------ Information supplied ------

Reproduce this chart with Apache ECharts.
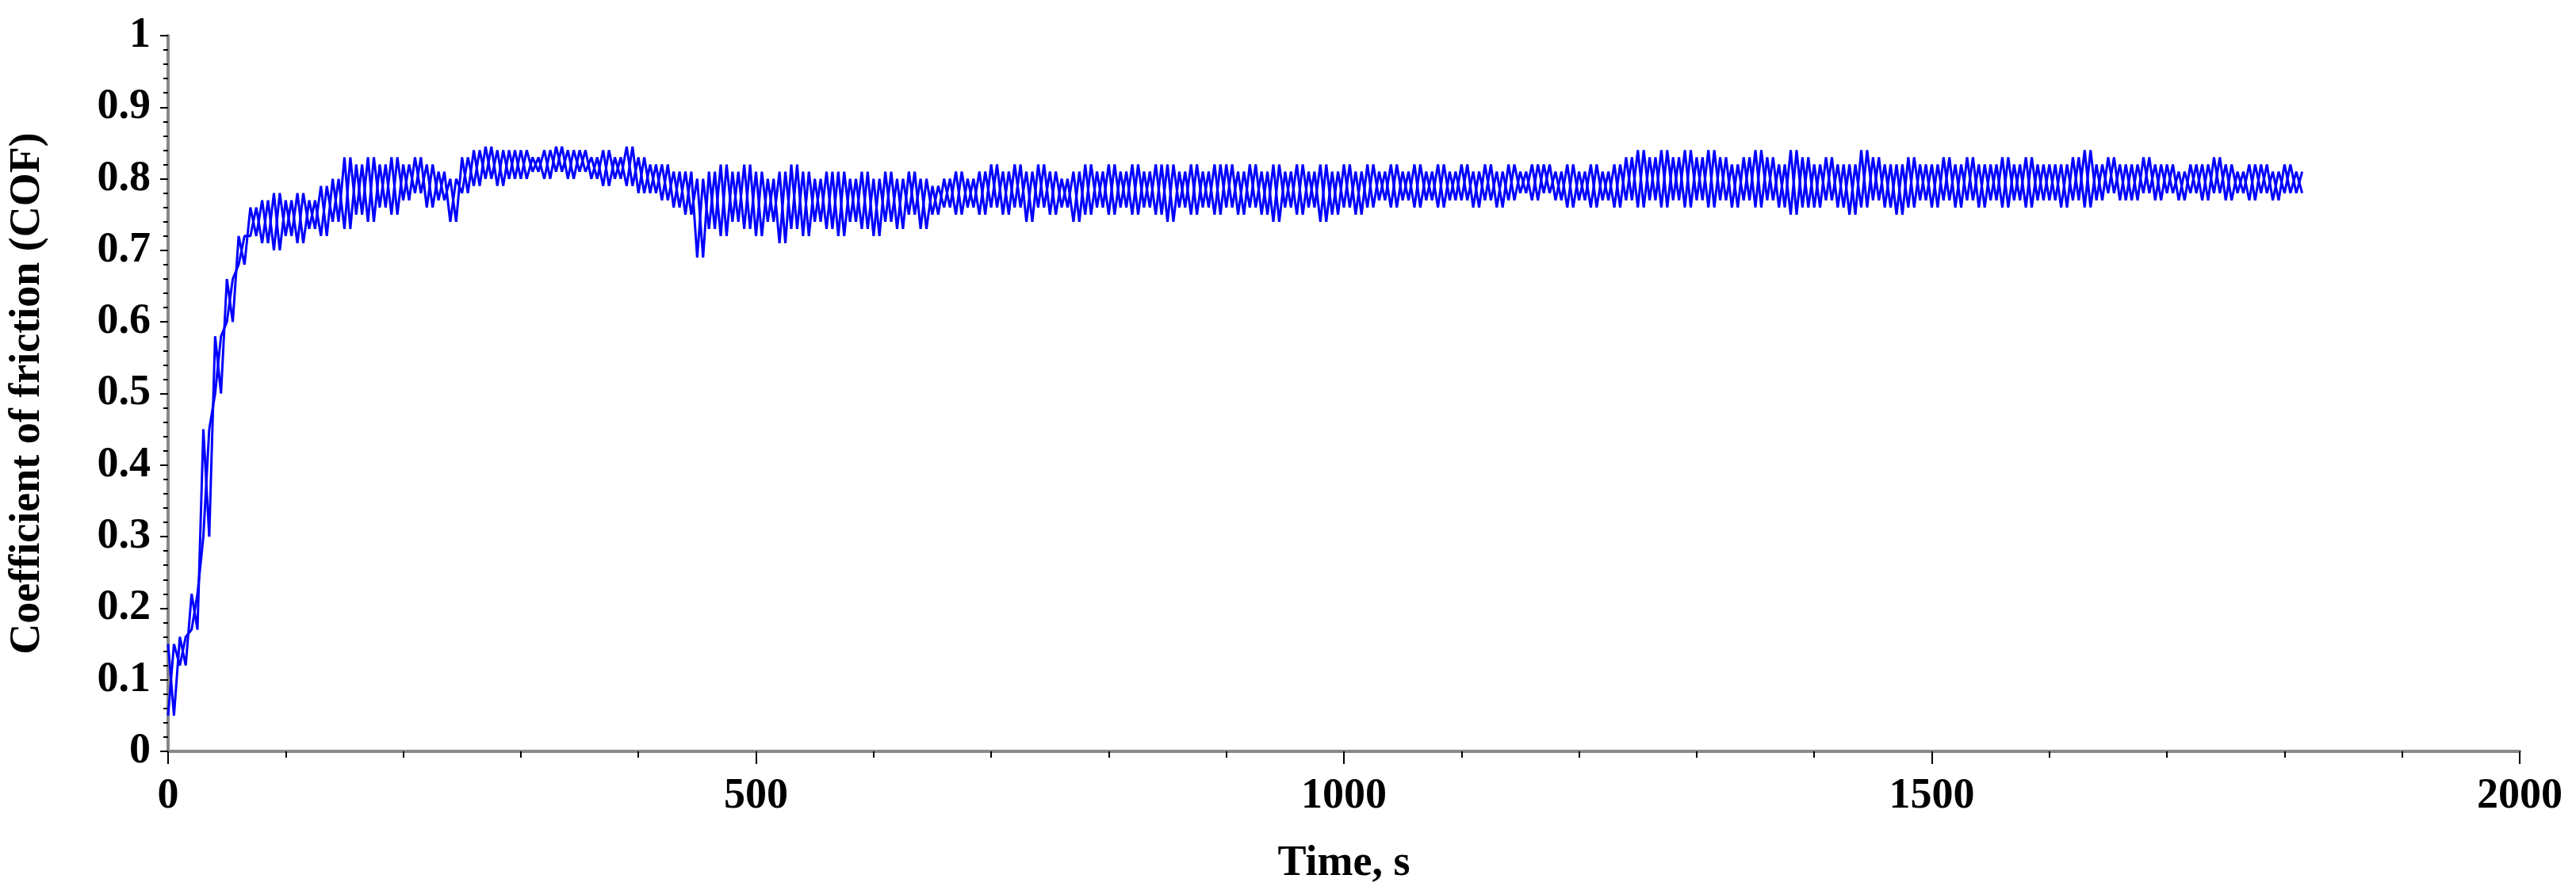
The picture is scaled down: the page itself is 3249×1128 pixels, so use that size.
<!DOCTYPE html>
<html><head><meta charset="utf-8">
<script src="https://cdn.jsdelivr.net/npm/echarts@6/dist/echarts.min.js"></script>
<style>html,body{margin:0;padding:0;background:#fff}#c{width:3249px;height:1128px}</style>
</head><body><div id="c"></div>
<script>
// Sample times (s), every 10 s
const times = [];
for (let t = 0; t <= 1810; t += 10) times.push(t);
// Lower envelope of the COF band
const cofLow = [
0.05,0.12,0.17,0.30,0.50,0.60,0.68,0.72,0.71,0.70,
0.72,0.71,0.73,0.72,0.74,0.73,0.75,0.74,0.76,0.75,
0.77,0.78,0.76,0.77,0.74,0.78,0.79,0.80,0.79,0.80,
0.80,0.81,0.80,0.81,0.80,0.81,0.80,0.79,0.80,0.79,
0.78,0.78,0.77,0.76,0.75,0.69,0.73,0.72,0.74,0.73,
0.72,0.74,0.71,0.73,0.72,0.74,0.73,0.72,0.74,0.73,
0.72,0.74,0.73,0.75,0.73,0.75,0.76,0.75,0.76,0.75,
0.76,0.75,0.76,0.74,0.76,0.75,0.76,0.74,0.75,0.76,
0.75,0.76,0.75,0.76,0.75,0.74,0.76,0.75,0.76,0.75,
0.76,0.75,0.76,0.75,0.74,0.76,0.75,0.76,0.74,0.75,
0.76,0.75,0.76,0.77,0.76,0.77,0.76,0.77,0.76,0.77,
0.77,0.76,0.77,0.76,0.77,0.78,0.77,0.78,0.77,0.76,
0.77,0.76,0.77,0.76,0.77,0.76,0.77,0.76,0.77,0.76,
0.77,0.76,0.77,0.76,0.77,0.76,0.77,0.76,0.75,0.76,
0.76,0.77,0.76,0.75,0.76,0.77,0.76,0.75,0.76,0.77,
0.76,0.77,0.76,0.77,0.76,0.77,0.76,0.77,0.76,0.77,
0.77,0.76,0.77,0.76,0.77,0.78,0.77,0.77,0.78,0.77,
0.78,0.77,0.78,0.77,0.78,0.77,0.78,0.77,0.78,0.77,
0.78,0.78];
// Upper envelope of the COF band
const cofHigh = [
0.15,0.16,0.22,0.45,0.58,0.66,0.72,0.76,0.77,0.78,
0.77,0.78,0.77,0.79,0.80,0.83,0.82,0.83,0.82,0.83,
0.82,0.83,0.82,0.81,0.80,0.83,0.84,0.845,0.84,0.84,
0.84,0.83,0.84,0.845,0.84,0.84,0.83,0.84,0.83,0.845,
0.83,0.82,0.82,0.81,0.81,0.80,0.81,0.82,0.81,0.82,
0.81,0.80,0.81,0.82,0.81,0.80,0.81,0.81,0.80,0.81,
0.80,0.81,0.80,0.81,0.80,0.79,0.80,0.81,0.80,0.81,
0.82,0.81,0.82,0.81,0.82,0.81,0.80,0.81,0.82,0.81,
0.82,0.81,0.82,0.81,0.82,0.82,0.81,0.82,0.81,0.82,
0.82,0.81,0.82,0.81,0.82,0.81,0.82,0.81,0.82,0.81,
0.82,0.81,0.82,0.81,0.82,0.81,0.82,0.81,0.82,0.81,
0.82,0.81,0.82,0.81,0.82,0.81,0.82,0.82,0.81,0.82,
0.81,0.82,0.81,0.82,0.83,0.84,0.83,0.84,0.83,0.84,
0.83,0.84,0.83,0.82,0.83,0.84,0.83,0.82,0.84,0.83,
0.82,0.83,0.82,0.82,0.84,0.83,0.82,0.82,0.83,0.82,
0.82,0.83,0.82,0.83,0.82,0.82,0.83,0.82,0.83,0.82,
0.82,0.82,0.83,0.84,0.82,0.83,0.82,0.82,0.83,0.82,
0.82,0.81,0.82,0.82,0.83,0.82,0.81,0.82,0.82,0.81,
0.82,0.81];
const xName = 'Time, s';
const yName = 'Coefficient of friction (COF)';

// Two traces visit the upper and lower readings alternately (opposite phase) to fill the noisy band
const traceA = [], traceB = [];
times.forEach((t, i) => {
  traceA.push([t, cofHigh[i]]);
  traceA.push([t + 5, cofLow[i]]);
  traceB.push([t, cofLow[i]]);
  traceB.push([t + 5, cofHigh[i]]);
});

const font = 'Liberation Serif';
const lbl = {fontFamily: font, fontWeight: 'bold', fontSize: 54, color: '#000'};
const chart = echarts.init(document.getElementById('c'));
chart.setOption({
  animation: false,
  grid: {left: 207, right: 71, top: 45, bottom: 180},
  xAxis: {
    type: 'value', min: 0, max: 2000, interval: 500,
    name: xName, nameLocation: 'middle', nameGap: 115,
    nameTextStyle: lbl,
    axisLine: {lineStyle: {color: '#888', width: 4}},
    axisTick: {show: true, length: 16, lineStyle: {color: '#000', width: 2}},
    minorTick: {show: true, splitNumber: 5, length: 8, lineStyle: {color: '#000', width: 2}},
    splitLine: {show: false},
    axisLabel: Object.assign({margin: 30, formatter: v => String(v)}, lbl)
  },
  yAxis: {
    type: 'value', min: 0, max: 1, interval: 0.1,
    name: yName, nameLocation: 'middle', nameGap: 150,
    nameTextStyle: lbl,
    axisLine: {show: true, lineStyle: {color: '#888', width: 4}},
    axisTick: {show: true, length: 10, lineStyle: {color: '#000', width: 2}},
    minorTick: {show: true, splitNumber: 5, length: 6, lineStyle: {color: '#000', width: 2}},
    splitLine: {show: false},
    axisLabel: Object.assign({margin: 22, formatter: v => String(Math.round(v * 10) / 10)}, lbl)
  },
  series: [
    {type: 'line', data: traceA, symbol: 'none', lineStyle: {color: '#0000ff', width: 3}},
    {type: 'line', data: traceB, symbol: 'none', lineStyle: {color: '#0000ff', width: 3}}
  ]
});
</script></body></html>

------

* **Goal**: Return all the lines that contain the string "picture".

* **Reply to the exercise**:
The picture is scaled down: the page itself is 3249×1128 pixels, so use that size.

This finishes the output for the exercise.